Uitsluitend een voorwaardelijke straf, zoals verzocht door de raadsman, doet geen recht aan de ernst van het feit. Het hof is - alles afwegende - van oordeel dat een taakstraf voor de duur van 60 uren, subsidiair 30 dagen vervangende hechtenis waarvan 30 uren voorwaardelijk, subsidiair 15 dagen vervangende hechtenis, met een proeftijd van 2 jaren een passende en geboden reactie vormt.

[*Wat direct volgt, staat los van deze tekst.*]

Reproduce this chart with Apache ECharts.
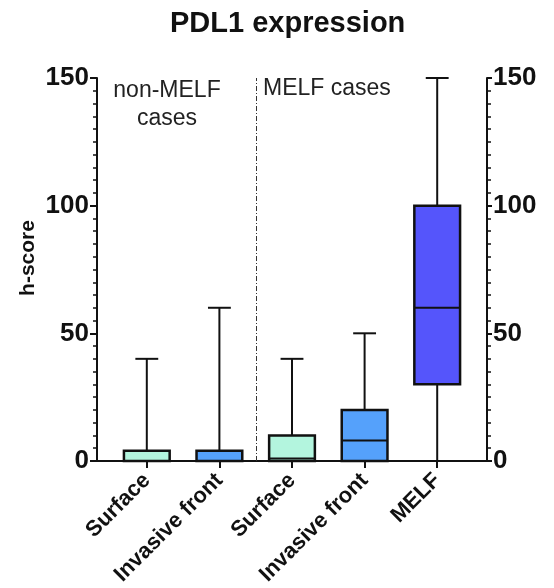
<!DOCTYPE html>
<html lang="en">
<head>
  <meta charset="UTF-8">
  <title>PDL1 expression</title>
  <style>
    * { margin: 0; padding: 0; }
    body { background: #ffffff; }
    #chart { width: 554px; height: 588px; }
  </style>
</head>
<body>
  <div id="chart"></div>
  <script src="https://cdn.jsdelivr.net/npm/echarts@6/dist/echarts.min.js"></script>
  <script type="text/javascript">
  var categories = ['Surface', 'Invasive front', 'Surface', 'Invasive front', 'MELF'];
  var boxMin = [0, 0, 0, 0, 0];
  var boxQ1 = [0, 0, 0, 0, 30];
  var boxMedian = [0, 0, 1, 8, 60];
  var boxQ3 = [4, 4, 10, 20, 100];
  var boxMax = [40, 60, 40, 50, 150];
  var boxColors = ['#b3f5de', '#55a1fb', '#b3f5de', '#55a1fb', '#5555fb'];
  var yMin = 0, yMax = 150, yStep = 50;
  var groupSplit = 1.5;

  var font = 'Liberation Sans, Arial, sans-serif';
  var ink = '#111111';

  function renderBox(params, api) {
    var i = api.value(0);
    var x = api.coord([i, 0])[0];
    var band = api.size([1, 0])[0];
    var w = band * 0.63;
    var cap = w * 0.5;
    var pMin = api.coord([i, api.value(1)])[1];
    var pQ1 = api.coord([i, api.value(2)])[1];
    var pMed = api.coord([i, api.value(3)])[1];
    var pQ3 = api.coord([i, api.value(4)])[1];
    var pMax = api.coord([i, api.value(5)])[1];
    var line = { stroke: ink, lineWidth: 2 };
    return {
      type: 'group',
      children: [
        { type: 'line', shape: { x1: x, y1: pMax, x2: x, y2: pQ3 }, style: line },
        { type: 'line', shape: { x1: x, y1: pQ1, x2: x, y2: pMin }, style: line },
        { type: 'line', shape: { x1: x - cap / 2, y1: pMax, x2: x + cap / 2, y2: pMax }, style: line },
        { type: 'rect', shape: { x: x - w / 2, y: pQ3, width: w, height: pQ1 - pQ3 },
          style: { fill: boxColors[i], stroke: ink, lineWidth: 2.5 } },
        { type: 'line', shape: { x1: x - w / 2, y1: pMed, x2: x + w / 2, y2: pMed }, style: line }
      ]
    };
  }

  function main () {
    var chart = echarts.init(document.getElementById('chart'));
    var yLabel = { fontFamily: font, fontWeight: 'bold', fontSize: 26, color: ink };
    var option = {
      animation: false,
      title: {
        text: 'PDL1 expression', left: 165, top: 4,
        textStyle: { fontFamily: font, fontWeight: 'bold', fontSize: 29, color: ink }
      },
      grid: [
        { left: 97, right: 67, top: 78, bottom: 127 },
        { left: 110.5, right: 80.5, top: 78, bottom: 127 }
      ],
      xAxis: [
        { type: 'value', gridIndex: 0, min: -0.69, max: 4.69,
          axisLine: { show: true, onZero: false, lineStyle: { color: ink, width: 2 } },
          axisTick: { show: false }, axisLabel: { show: false }, splitLine: { show: false } },
        { type: 'category', gridIndex: 1, data: categories,
          axisLine: { show: false },
          axisTick: { show: true, alignWithLabel: true, length: 7, lineStyle: { color: ink, width: 2 } },
          axisLabel: { rotate: 45, margin: 16, interval: 0, fontFamily: font, fontWeight: 'bold', fontSize: 22, color: ink },
          splitLine: { show: false } }
      ],
      yAxis: [
        { type: 'value', gridIndex: 0, position: 'left', min: yMin, max: yMax, interval: yStep,
          axisLine: { show: true, onZero: false, lineStyle: { color: ink, width: 2 } },
          axisTick: { show: true, length: 7, lineStyle: { color: ink, width: 2 } },
          minorTick: { show: true, splitNumber: 10, length: 4, lineStyle: { color: ink, width: 1.5 } },
          axisLabel: Object.assign({ margin: 8 }, yLabel),
          splitLine: { show: false } },
        { type: 'value', gridIndex: 0, position: 'right', min: yMin, max: yMax, interval: yStep,
          axisLine: { show: true, onZero: false, lineStyle: { color: ink, width: 2 } },
          axisTick: { show: true, length: 5, lineStyle: { color: ink, width: 2 } },
          minorTick: { show: true, splitNumber: 10, length: 4, lineStyle: { color: ink, width: 1.5 } },
          axisLabel: Object.assign({ margin: 6 }, yLabel),
          splitLine: { show: false } },
        { type: 'value', gridIndex: 1, min: yMin, max: yMax, show: false }
      ],
      graphic: [
        { type: 'text', x: 28, y: 258, rotation: Math.PI / 2,
          style: { text: 'h-score', font: 'bold 21px ' + font, fill: ink, align: 'center', verticalAlign: 'middle' } },
        { type: 'text', x: 167, y: 77,
          style: { text: 'non-MELF\ncases', font: '23px ' + font, fill: '#222', align: 'center', lineHeight: 28 } },
        { type: 'text', x: 263, y: 77,
          style: { text: 'MELF cases', font: '23px ' + font, fill: '#222' } }
      ],
      series: [
        { type: 'line', xAxisIndex: 0, yAxisIndex: 0, data: [], silent: true,
          markLine: { symbol: 'none', silent: true, label: { show: false },
            lineStyle: { color: '#333', width: 1, type: [5, 2, 1, 2] },
            data: [{ xAxis: groupSplit }] } },
        { type: 'custom', xAxisIndex: 1, yAxisIndex: 2, renderItem: renderBox,
          encode: { x: 0, y: [1, 2, 3, 4, 5] },
          data: categories.map(function (c, i) {
            return [i, boxMin[i], boxQ1[i], boxMedian[i], boxQ3[i], boxMax[i]];
          }) }
      ]
    };
    chart.setOption(option);
  }

  window.addEventListener('load', main);
  </script>
</body>
</html>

Toepasselijke wettelijke voorschriften

Het hof heeft gelet op de artikelen 3 en 11 van de Opiumwet en de artikelen 9, 14a, 14b, 14c, 22c, 22d, 48 en 63 van het Wetboek van Strafrecht.
Deze voorschriften zijn toegepast, zoals zij golden ten tijde van het bewezenverklaarde.

BESLISSING

Het hof:
Vernietigt het vonnis waarvan beroep en doet opnieuw recht:
Verklaart zoals hiervoor overwogen bewezen dat de verdachte het tenlastegelegde heeft begaan.
Verklaart niet bewezen hetgeen de verdachte meer of anders is tenlastegelegd dan hierboven is bewezenverklaard en spreekt de verdachte daarvan vrij.
Verklaart het bewezenverklaarde strafbaar, kwalificeert dit als hiervoor vermeld en verklaart de verdachte strafbaar.
Veroordeelt de verdachte tot een
taakstrafvoor de duur van
60 (zestig) uren, indien niet naar behoren verricht te vervangen door
30 (dertig) dagen hechtenis.
Bepaalt dat een gedeelte van de taakstraf, groot
30 (dertig) uren, indien niet naar behoren verricht te vervangen door
15 (vijftien) dagenhechtenis, niet ten uitvoer zal worden gelegd, tenzij de rechter anders mocht gelasten omdat de verdachte zich voor het einde van de proeftijd van
2 (twee) jarenaan een strafbaar feit heeft schuldig gemaakt.
Beveelt dat de tijd die door de verdachte vóór de tenuitvoerlegging van deze uitspraak in enige in artikel 27, eerste lid, van het Wetboek van Strafrecht bedoelde vorm van voorarrest is doorgebracht, bij de uitvoering van de opgelegde taakstraf in mindering zal worden gebracht, volgens de maatstaf van twee uren taakstraf per in voorarrest doorgebrachte dag, voor zover die tijd niet reeds op een andere straf in mindering is gebracht.
Aldus gewezen door
mr. G.A. Versteeg, voorzitter,
mr. O. Anjewierden en mr. M.B. de Wit, raadsheren,
in tegenwoordigheid van mr. A.M.J. Flach, griffier,
en op 16 september 2021 ter openbare terechtzitting uitgesproken.